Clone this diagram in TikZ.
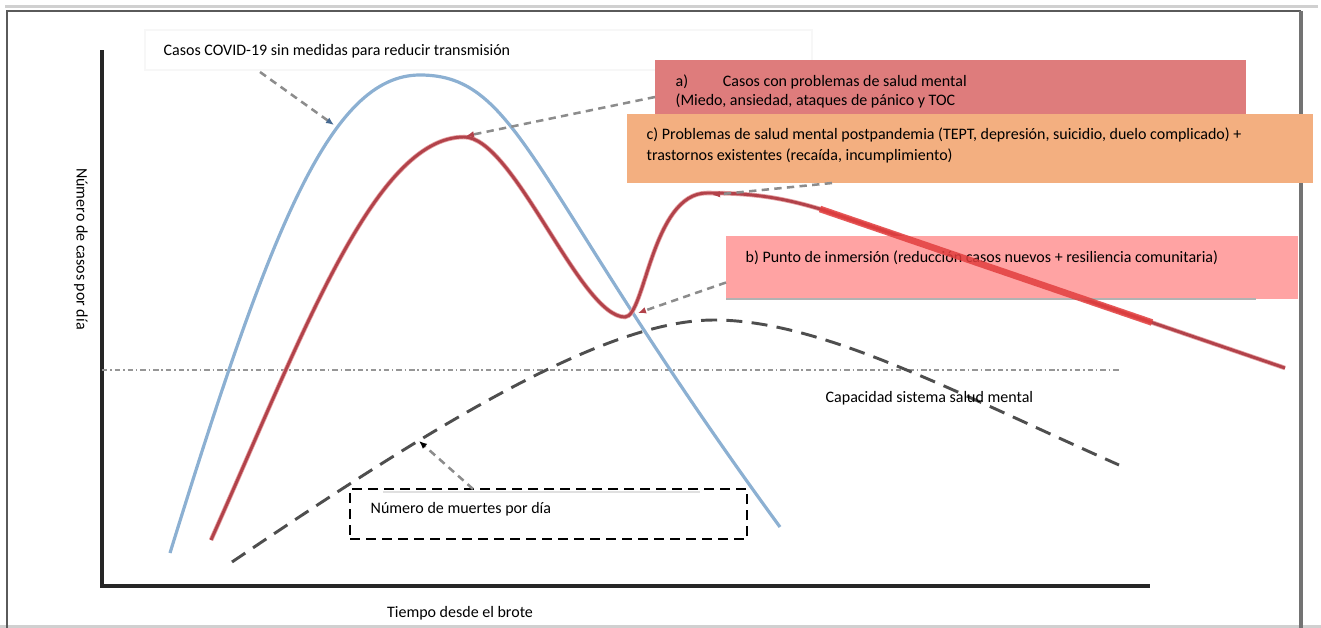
\documentclass[tikz,border=0pt]{standalone}
\usepackage{fontspec}
\setmainfont{Carlito}
\usepackage{tikz}
\usetikzlibrary{arrows.meta}

\definecolor{curveblue}{RGB}{140,176,210}
\definecolor{arrowblue}{RGB}{70,105,145}
\definecolor{curvered}{RGB}{178,66,74}
\definecolor{halored}{RGB}{228,160,162}
\definecolor{brightred}{RGB}{226,62,62}
\definecolor{deathgray}{RGB}{78,78,78}
\definecolor{annotgray}{RGB}{140,140,140}
\definecolor{capgray}{RGB}{150,150,150}
\definecolor{framegray}{RGB}{90,90,90}
\definecolor{bandgray}{RGB}{208,208,208}
\definecolor{boxared}{RGB}{222,124,124}
\definecolor{boxcorange}{RGB}{243,175,128}
\definecolor{boxbpink}{RGB}{255,163,163}

\begin{document}
\begin{tikzpicture}[x=0.75pt, y=-0.75pt, line width=1pt,
    lbl/.style={font=\fontsize{12}{14.5}\selectfont, inner sep=0pt, anchor=base west},
    panel/.style={inner sep=0pt, outer sep=0pt, anchor=north west},
    annot/.style={color=annotgray, line width=1.9pt, dash pattern=on 5.5pt off 4pt},
    tipred/.style={-{Latex[length=6pt, width=5pt, color=curvered]}},
    tipblue/.style={-{Latex[length=6pt, width=5pt, color=arrowblue]}},
    tipblack/.style={-{Latex[length=6pt, width=5pt, color=black]}}]

    \useasboundingbox (0,0) rectangle (1321,628);

    % draw page frame
    \draw[color=bandgray, line width=2.25pt] (5,6) -- (1318,6);
    \draw[color=bandgray, line width=2.25pt] (0,626.5) -- (1321,626.5);
    \draw[color=framegray, line width=1.5pt] (7,628) -- (7,11) -- (1301,11);
    \draw[color=framegray!85, line width=3pt] (1301,11) -- (1301,628);

    % draw axes
    \coordinate (origin) at (102,586);
    \draw[color=black!85, line width=2.6pt] (102,50) -- (origin) -- (1150,586);

    % draw capacity line
    \draw[color=capgray, line width=1.5pt, dash pattern=on 4pt off 2.2pt on 1.2pt off 2.2pt]
      (102,370) -- (1120,370);

    % draw covid cases curve
    \draw[color=curveblue, line width=2.4pt]
      (170,553) .. controls (270,230) and (330,75) .. (420,75)
                .. controls (520,75) and (530,185) .. (780,527);

    % draw mental health curve
    \draw[draw=halored, double=curvered, double distance=2.2pt, line width=0.6pt]
      (211,540) .. controls (301,339) and (374,137) .. (464,137)
                .. controls (514,137) and (580,317) .. (625,317)
                .. controls (645,317) and (652,193) .. (707,193)
                .. controls (750,193) and (780,197) .. (820,209)
                -- (1285,368);

    % draw deaths curve
    \draw[color=deathgray, line width=2.2pt, dash pattern=on 12pt off 7pt]
      (232,562) .. controls (420,435) and (600,320) .. (714,320)
                .. controls (820,320) and (950,390) .. (1119,465);

    % points hit by the arrows
    \coordinate (bluehit) at (334,125);
    \coordinate (redpeak) at (466,136);
    \coordinate (redtop) at (712,195);
    \coordinate (reddip) at (638,313);
    \coordinate (deathhit) at (419,441);

    % draw boxes
    \node[panel, fill=white, draw=black!3, minimum width=500.25pt, minimum height=30pt]
      (covid) at (145,30) {};
    \node[panel, fill=boxared, minimum width=443.25pt, minimum height=40.5pt] (boxa) at (655,60) {};
    \node[panel, fill=boxcorange, minimum width=514.5pt, minimum height=51.75pt] (boxc) at (627,114) {};
    \node[panel, fill=boxbpink, minimum width=429pt, minimum height=47.25pt] (boxb) at (726,236) {};
    \draw[color=black!30, line width=1pt] (boxb.south west) -- ([shift={(530,0)}]boxb.south west);
    \draw[color=black!12, line width=2.2pt] (383,492) -- (700,492);
    \node[panel, draw=black, line width=1.5pt, dash pattern=on 7.5pt off 4.5pt,
      minimum width=297.75pt, minimum height=37.5pt] (muertes) at (350,489) {};

    % draw arrows
    \draw[annot, tipblue] ([shift={(115,2)}]covid.south west) -- (bluehit);
    \draw[annot, tipred] ([shift={(0,10)}]boxa.west) -- (redpeak);
    \draw[annot, tipred] ([shift={(205,0)}]boxc.south west) -- (redtop);
    \draw[annot, tipred] ([shift={(0,15)}]boxb.west) -- (reddip);
    \draw[annot, tipblack] ([shift={(123,0)}]muertes.north west) -- (deathhit);

    % draw labels
    \node[lbl] (covidtxt) at (163,55) {Casos COVID-19 sin medidas para reducir transmisión};
    \node[lbl] (atxt) at (675,86) {a)\hspace{26pt}Casos con problemas de salud mental};
    \node[lbl] (atxtb) at (675,105) {(Miedo, ansiedad, ataques de pánico y TOC};
    \node[lbl] (ctxt) at (646,139) {c) Problemas de salud mental postpandemia (TEPT, depresión, suicidio, duelo complicado) +};
    \node[lbl] (ctxtb) at (646,160) {trastornos existentes (recaída, incumplimiento)};
    \node[lbl] (btxt) at (745,262) {b) Punto de inmersión (reducción casos nuevos + resiliencia comunitaria)};
    \node[lbl] (captxt) at (825,402) {Capacidad sistema salud mental};
    \node[lbl] (muertestxt) at (370,513) {Número de muertes por día};
    \node[lbl, anchor=base] (xlabel) at (460,617) {Tiempo desde el brote};
    \node[lbl, anchor=center, rotate=-90] (ylabel) at (81,249) {Número de casos por día};

    % draw highlighted stretch
    \draw[color=brightred, opacity=0.85, line width=5pt] (820,209) -- (1152,322.5);

\end{tikzpicture}
\end{document}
==*==
## [Task requirements]
Each line above is to be copied verbatim. Drop any image from the copy.

## [Solved problem]
Clone this diagram in TikZ.
\documentclass[tikz,border=0pt]{standalone}
\usepackage{fontspec}
\setmainfont{Carlito}
\usepackage{tikz}
\usetikzlibrary{arrows.meta}

\definecolor{curveblue}{RGB}{140,176,210}
\definecolor{arrowblue}{RGB}{70,105,145}
\definecolor{curvered}{RGB}{178,66,74}
\definecolor{halored}{RGB}{228,160,162}
\definecolor{brightred}{RGB}{226,62,62}
\definecolor{deathgray}{RGB}{78,78,78}
\definecolor{annotgray}{RGB}{140,140,140}
\definecolor{capgray}{RGB}{150,150,150}
\definecolor{framegray}{RGB}{90,90,90}
\definecolor{bandgray}{RGB}{208,208,208}
\definecolor{boxared}{RGB}{222,124,124}
\definecolor{boxcorange}{RGB}{243,175,128}
\definecolor{boxbpink}{RGB}{255,163,163}

\begin{document}
\begin{tikzpicture}[x=0.75pt, y=-0.75pt, line width=1pt,
    lbl/.style={font=\fontsize{12}{14.5}\selectfont, inner sep=0pt, anchor=base west},
    panel/.style={inner sep=0pt, outer sep=0pt, anchor=north west},
    annot/.style={color=annotgray, line width=1.9pt, dash pattern=on 5.5pt off 4pt},
    tipred/.style={-{Latex[length=6pt, width=5pt, color=curvered]}},
    tipblue/.style={-{Latex[length=6pt, width=5pt, color=arrowblue]}},
    tipblack/.style={-{Latex[length=6pt, width=5pt, color=black]}}]

    \useasboundingbox (0,0) rectangle (1321,628);

    % draw page frame
    \draw[color=bandgray, line width=2.25pt] (5,6) -- (1318,6);
    \draw[color=bandgray, line width=2.25pt] (0,626.5) -- (1321,626.5);
    \draw[color=framegray, line width=1.5pt] (7,628) -- (7,11) -- (1301,11);
    \draw[color=framegray!85, line width=3pt] (1301,11) -- (1301,628);

    % draw axes
    \coordinate (origin) at (102,586);
    \draw[color=black!85, line width=2.6pt] (102,50) -- (origin) -- (1150,586);

    % draw capacity line
    \draw[color=capgray, line width=1.5pt, dash pattern=on 4pt off 2.2pt on 1.2pt off 2.2pt]
      (102,370) -- (1120,370);

    % draw covid cases curve
    \draw[color=curveblue, line width=2.4pt]
      (170,553) .. controls (270,230) and (330,75) .. (420,75)
                .. controls (520,75) and (530,185) .. (780,527);

    % draw mental health curve
    \draw[draw=halored, double=curvered, double distance=2.2pt, line width=0.6pt]
      (211,540) .. controls (301,339) and (374,137) .. (464,137)
                .. controls (514,137) and (580,317) .. (625,317)
                .. controls (645,317) and (652,193) .. (707,193)
                .. controls (750,193) and (780,197) .. (820,209)
                -- (1285,368);

    % draw deaths curve
    \draw[color=deathgray, line width=2.2pt, dash pattern=on 12pt off 7pt]
      (232,562) .. controls (420,435) and (600,320) .. (714,320)
                .. controls (820,320) and (950,390) .. (1119,465);

    % points hit by the arrows
    \coordinate (bluehit) at (334,125);
    \coordinate (redpeak) at (466,136);
    \coordinate (redtop) at (712,195);
    \coordinate (reddip) at (638,313);
    \coordinate (deathhit) at (419,441);

    % draw boxes
    \node[panel, fill=white, draw=black!3, minimum width=500.25pt, minimum height=30pt]
      (covid) at (145,30) {};
    \node[panel, fill=boxared, minimum width=443.25pt, minimum height=40.5pt] (boxa) at (655,60) {};
    \node[panel, fill=boxcorange, minimum width=514.5pt, minimum height=51.75pt] (boxc) at (627,114) {};
    \node[panel, fill=boxbpink, minimum width=429pt, minimum height=47.25pt] (boxb) at (726,236) {};
    \draw[color=black!30, line width=1pt] (boxb.south west) -- ([shift={(530,0)}]boxb.south west);
    \draw[color=black!12, line width=2.2pt] (383,492) -- (700,492);
    \node[panel, draw=black, line width=1.5pt, dash pattern=on 7.5pt off 4.5pt,
      minimum width=297.75pt, minimum height=37.5pt] (muertes) at (350,489) {};

    % draw arrows
    \draw[annot, tipblue] ([shift={(115,2)}]covid.south west) -- (bluehit);
    \draw[annot, tipred] ([shift={(0,10)}]boxa.west) -- (redpeak);
    \draw[annot, tipred] ([shift={(205,0)}]boxc.south west) -- (redtop);
    \draw[annot, tipred] ([shift={(0,15)}]boxb.west) -- (reddip);
    \draw[annot, tipblack] ([shift={(123,0)}]muertes.north west) -- (deathhit);

    % draw labels
    \node[lbl] (covidtxt) at (163,55) {Casos COVID-19 sin medidas para reducir transmisión};
    \node[lbl] (atxt) at (675,86) {a)\hspace{26pt}Casos con problemas de salud mental};
    \node[lbl] (atxtb) at (675,105) {(Miedo, ansiedad, ataques de pánico y TOC};
    \node[lbl] (ctxt) at (646,139) {c) Problemas de salud mental postpandemia (TEPT, depresión, suicidio, duelo complicado) +};
    \node[lbl] (ctxtb) at (646,160) {trastornos existentes (recaída, incumplimiento)};
    \node[lbl] (btxt) at (745,262) {b) Punto de inmersión (reducción casos nuevos + resiliencia comunitaria)};
    \node[lbl] (captxt) at (825,402) {Capacidad sistema salud mental};
    \node[lbl] (muertestxt) at (370,513) {Número de muertes por día};
    \node[lbl, anchor=base] (xlabel) at (460,617) {Tiempo desde el brote};
    \node[lbl, anchor=center, rotate=-90] (ylabel) at (81,249) {Número de casos por día};

    % draw highlighted stretch
    \draw[color=brightred, opacity=0.85, line width=5pt] (820,209) -- (1152,322.5);

\end{tikzpicture}
\end{document}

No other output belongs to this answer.